Lo que pasa es que como también decían los reformadores, la salvación no está en ser católico o protestante, sino en la fe en Cristo Jesús. Marías no era un teólogo, pero su fe no carece de contenido. Le dedica un capítulo al Credo de los Apóstoles en su libro “La felicidad humana”. Me impresiona, sobre todo, la esperanza que tiene por la resurrección de Jesús. Ya que “si no hay resurrección de muertos, tampoco Cristo no resucitó”, dice Pablo (1 Co. 15:13), pero “si Cristo no resucitó, vana es también vuestra fe” (v. 14).
VIDA PERDURABLE
La fe en la Resurrección supone para Marías la esperanza en una “vida perdurable”. Desde una perspectiva cristiana, le parece que “la idea de que las personas se aniquilan es incomprensible, monstruosamente inverosímil”. En su prólogo a “La fuerza de la razón”, hace lo que podríamos llamar su testamento espiritual, ya que “quizá, con seguridad, no escriba más”. Dice: “Gracias a esa fuerza, me encamino a Dios, e imagino cerca, con ilusión, la vida perdurable. Esa luz perpetua que siempre nos iluminará con su hermosísima claridad”.

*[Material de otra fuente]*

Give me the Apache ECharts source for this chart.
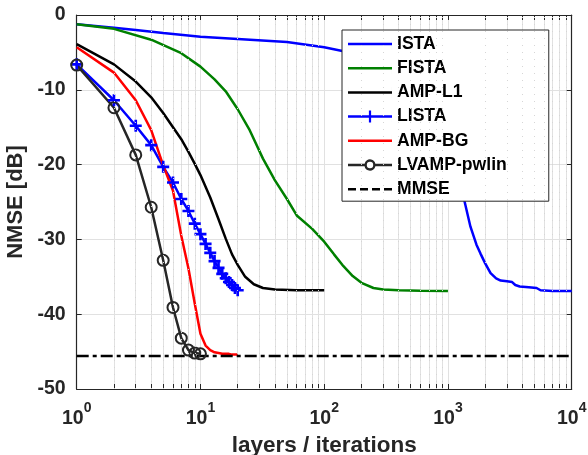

¿Cuál es “la razón de la esperanza que hay en nosotros” (1 Pedro 3:15)? La “esperanza viva” que nos da “la resurrección de Jesucristo de los muertos” (1:3). Nuestra fe no está basada en el mensaje, sino el hecho de la resurrección en sí. Por esa razón esperamos que el “Dios, que levantó al Señor, también a nosotros nos levantará con su poder” (Romanos 6:14).
Esa esperanza frente a la muerte tiene que estar basada en un poder que no es el nuestro. Es el poder de Dios que se manifiesta en el evangelio (2 Timoteo 1:8), que nos salva y nos transforma por medio de la fe en Jesucristo, “el cual quitó la muerte y sacó a luz la vida y la inmortalidad por el evangelio” (v. 10). Por él “participamos de aflicciones”, pero aunque “padezco, no me avergüenzo, porque yo sé en quién he creído, y estoy seguro que es poderoso para guardarme para aquel día” (v. 12). ¡Ese día habrá muchas sorpresas!